Ms Springer said new flights, and old ones with increased seating capacity, coming to Barbados this year would result in an additional 35,000 people
visiting the island.
Too bad, all the recent tourism success does not yet spell a new dawn for the Four Seasons hotel project –– and, lest we forget, the thousands on our island who are still without jobs, including our recently retrenched civil servants who remain anxious for word on their outstanding pay.
Certainly, Prime Minister, their dawn has not yet arrived, even though they would sooner have it break, just as the hundreds of Barbadians who were hoping and praying that your Government’s 19-month Fiscal Consolidation Programme was about to come to an end.

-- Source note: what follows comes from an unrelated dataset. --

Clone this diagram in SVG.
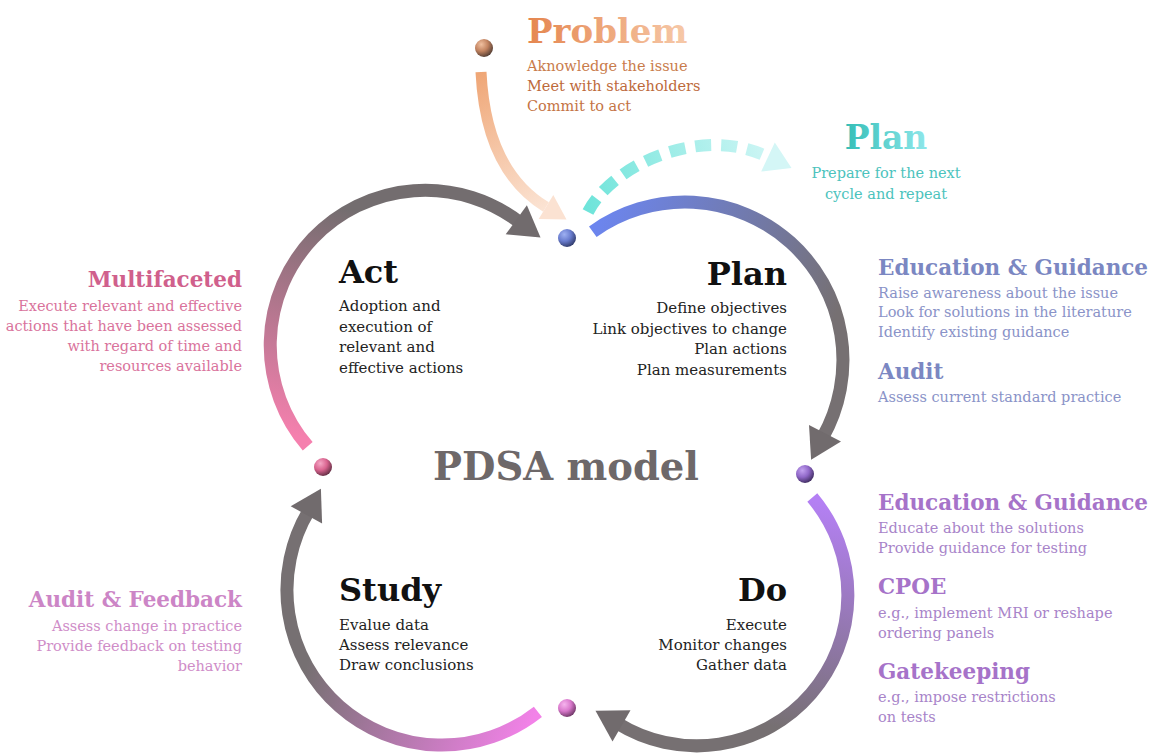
<svg xmlns="http://www.w3.org/2000/svg" width="1149" height="755" viewBox="0 0 1149 755">
<style>
text{font-family:"DejaVu Serif","Liberation Serif",serif}
.h{font-weight:bold;font-size:32px;fill:#111}
.b{font-size:15px;fill:#222}
.s{font-size:14.5px}
.st{font-weight:bold;font-size:21.5px}
.arc{fill:none;stroke-width:13;stroke-linecap:butt}
.ah{fill:#716b6d}
</style>
<defs>
<linearGradient id="gProbT" gradientUnits="userSpaceOnUse" x1="527" y1="0" x2="683" y2="0"><stop offset="0" stop-color="#e5864f"/><stop offset="1" stop-color="#f6c7a6"/></linearGradient>
<linearGradient id="gPlanT" gradientUnits="userSpaceOnUse" x1="846" y1="0" x2="927" y2="0"><stop offset="0" stop-color="#36bfb8"/><stop offset="1" stop-color="#8ee7ea"/></linearGradient>
<linearGradient id="gProbA" gradientUnits="userSpaceOnUse" x1="481" y1="72" x2="546" y2="207"><stop offset="0" stop-color="#efa676"/><stop offset="1" stop-color="#fbe3d3"/></linearGradient>
<linearGradient id="gTeal" gradientUnits="userSpaceOnUse" x1="588" y1="212" x2="790" y2="160"><stop offset="0" stop-color="#6fe4da"/><stop offset="1" stop-color="#d6f7f7"/></linearGradient>
<linearGradient id="gAct" gradientUnits="userSpaceOnUse" x1="310" y1="440" x2="370" y2="215"><stop offset="0" stop-color="#f580ae"/><stop offset="1" stop-color="#736d6f"/></linearGradient>
<linearGradient id="gPlan" gradientUnits="userSpaceOnUse" x1="595" y1="230" x2="830" y2="330"><stop offset="0" stop-color="#6c85ee"/><stop offset="1" stop-color="#767072"/></linearGradient>
<linearGradient id="gDo" gradientUnits="userSpaceOnUse" x1="815" y1="500" x2="765" y2="725"><stop offset="0" stop-color="#b480f4"/><stop offset="1" stop-color="#767072"/></linearGradient>
<linearGradient id="gStudy" gradientUnits="userSpaceOnUse" x1="535" y1="715" x2="320" y2="630"><stop offset="0" stop-color="#f282e8"/><stop offset="1" stop-color="#767072"/></linearGradient>
<radialGradient id="dTop" cx="0.35" cy="0.3" r="0.75"><stop offset="0" stop-color="#9eb0f2"/><stop offset="0.5" stop-color="#6a7dcf"/><stop offset="1" stop-color="#2e3866"/></radialGradient>
<radialGradient id="dRight" cx="0.35" cy="0.3" r="0.75"><stop offset="0" stop-color="#c3a2f0"/><stop offset="0.5" stop-color="#9068c8"/><stop offset="1" stop-color="#3c2a5c"/></radialGradient>
<radialGradient id="dBottom" cx="0.35" cy="0.3" r="0.75"><stop offset="0" stop-color="#f6b4ee"/><stop offset="0.5" stop-color="#d979cc"/><stop offset="1" stop-color="#6a3462"/></radialGradient>
<radialGradient id="dLeft" cx="0.35" cy="0.3" r="0.75"><stop offset="0" stop-color="#f5a8c6"/><stop offset="0.5" stop-color="#d9648f"/><stop offset="1" stop-color="#5e2c40"/></radialGradient>
<radialGradient id="dProb" cx="0.35" cy="0.3" r="0.75"><stop offset="0" stop-color="#f0c0a0"/><stop offset="0.5" stop-color="#c28360"/><stop offset="1" stop-color="#4e3a32"/></radialGradient>
</defs>
<rect width="1149" height="755" fill="#fff"/>

<g id="connectors">
  <path class="arc" stroke="url(#gAct)" d="M 307.7 446.3 A 155 155 0 0 1 520.4 222.9"/>
  <polygon class="ah" points="526.9,205.3 540.5,237.5 505.7,234.3"/>
  <path class="arc" stroke="url(#gPlan)" d="M 592.8 231.7 A 158 158 0 0 1 822.5 437.8"/>
  <polygon class="ah" points="841,441.5 811.1,459.8 809,424.9"/>
  <path class="arc" stroke="url(#gDo)" d="M 812.3 497.5 A 151 151 0 0 1 617 723"/>
  <polygon class="ah" points="612.5,741.4 595.5,710.8 630.5,710.2"/>
  <path class="arc" stroke="url(#gStudy)" d="M 537.9 711.8 A 155 155 0 0 1 309.1 510.2"/>
  <polygon class="ah" points="290.7,506.2 320.9,488.7 322.1,523.6"/>
  <path fill="none" stroke="url(#gProbA)" stroke-width="11" d="M 481 72 C 484 135, 505 182, 546 207"/>
  <polygon fill="#fbe2d2" points="538.7,219 566.5,219.5 553.3,195"/>
  <path fill="none" stroke="url(#gTeal)" stroke-width="12" stroke-dasharray="16 10" d="M 588 212 C 612 165, 700 125, 766 156"/>
  <polygon fill="#d4f6f6" points="761.2,171.5 791.5,168.1 774.8,142.5"/>
</g>

<g id="dots">
  <circle cx="567" cy="238" r="9" fill="url(#dTop)"/>
  <circle cx="805" cy="474" r="9" fill="url(#dRight)"/>
  <circle cx="567" cy="708" r="9" fill="url(#dBottom)"/>
  <circle cx="323" cy="467" r="9" fill="url(#dLeft)"/>
  <circle cx="484" cy="48" r="9" fill="url(#dProb)"/>
</g>

<g id="title"><text x="566" y="480" text-anchor="middle" font-weight="bold" font-size="38.5" fill="#6e6869">PDSA model</text></g>

<g id="act">
  <text class="h" x="339" y="283">Act</text>
  <text class="b" x="339" y="311">Adoption and</text>
  <text class="b" x="339" y="332">execution of</text>
  <text class="b" x="339" y="352">relevant and</text>
  <text class="b" x="339" y="373">effective actions</text>
</g>
<g id="plan" text-anchor="end">
  <text class="h" x="787" y="285">Plan</text>
  <text class="b" x="787" y="313">Define objectives</text>
  <text class="b" x="787" y="334">Link objectives to change</text>
  <text class="b" x="787" y="354">Plan actions</text>
  <text class="b" x="787" y="375">Plan measurements</text>
</g>
<g id="study">
  <text class="h" x="339" y="601">Study</text>
  <text class="b" x="339" y="630">Evalue data</text>
  <text class="b" x="339" y="650">Assess relevance</text>
  <text class="b" x="339" y="670">Draw conclusions</text>
</g>
<g id="do" text-anchor="end">
  <text class="h" x="787" y="601">Do</text>
  <text class="b" x="787" y="630">Execute</text>
  <text class="b" x="787" y="650">Monitor changes</text>
  <text class="b" x="787" y="670">Gather data</text>
</g>

<g id="problem">
  <text x="527" y="43" font-weight="bold" font-size="34" fill="url(#gProbT)">Problem</text>
  <text class="s" x="527" y="71" fill="#c97c4c">Aknowledge the issue</text>
  <text class="s" x="527" y="91" fill="#bd6a3b">Meet with stakeholders</text>
  <text class="s" x="527" y="111" fill="#c47344">Commit to act</text>
</g>
<g id="plan-next" text-anchor="middle">
  <text x="886" y="149" font-weight="bold" font-size="33" fill="url(#gPlanT)">Plan</text>
  <text class="s" x="886" y="178" fill="#4cc3bd">Prepare for the next</text>
  <text class="s" x="886" y="199" fill="#4cc3bd">cycle and repeat</text>
</g>
<g id="plan-interventions" fill="#8a93c8">
  <text class="st" x="878" y="275" fill="#7b87c2">Education &amp; Guidance</text>
  <text class="s" x="878" y="298">Raise awareness about the issue</text>
  <text class="s" x="878" y="317">Look for solutions in the literature</text>
  <text class="s" x="878" y="337">Identify existing guidance</text>
  <text class="st" x="878" y="379" fill="#7b87c2">Audit</text>
  <text class="s" x="878" y="402">Assess current standard practice</text>
</g>
<g id="do-interventions" fill="#a884c9">
  <text class="st" x="878" y="510" fill="#a673c9">Education &amp; Guidance</text>
  <text class="s" x="878" y="533">Educate about the solutions</text>
  <text class="s" x="878" y="553">Provide guidance for testing</text>
  <text class="st" x="878" y="594" fill="#a673c9">CPOE</text>
  <text class="s" x="878" y="618">e.g., implement MRI or reshape</text>
  <text class="s" x="878" y="638">ordering panels</text>
  <text class="st" x="878" y="679" fill="#a673c9">Gatekeeping</text>
  <text class="s" x="878" y="702">e.g., impose restrictions</text>
  <text class="s" x="878" y="722">on tests</text>
</g>
<g id="act-interventions" text-anchor="end" fill="#d9739c">
  <text class="st" x="242" y="287" fill="#d0608c">Multifaceted</text>
  <text class="s" x="242" y="311">Execute relevant and effective</text>
  <text class="s" x="242" y="331">actions that have been assessed</text>
  <text class="s" x="242" y="351">with regard of time and</text>
  <text class="s" x="242" y="371">resources available</text>
</g>
<g id="study-interventions" text-anchor="end" fill="#cf8dc8">
  <text class="st" x="242" y="607" fill="#cc85c6">Audit &amp; Feedback</text>
  <text class="s" x="242" y="631">Assess change in practice</text>
  <text class="s" x="242" y="651">Provide feedback on testing</text>
  <text class="s" x="242" y="671">behavior</text>
</g>
</svg>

But, lo and behold, your Minister of Finance scuttled any such hope in his Ministerial Statement last December in which he announced that the programme would be extended for another year –– garbage tax and all!
Speaking of which, how low will ministers in your Cabinet be allowed to go on before there is a fresh dawn in your administration? June Fowler and the scores of CLICO policyholders want to know, as do former workers of the National Conservation Commission, UWI students awaiting word on promised bursaries and your very own Dr David Estwick.
The year 2018 seems too long a wait, but as you rightly said, Prime Minister, “no matter how long a night lasts, dawn has to break”.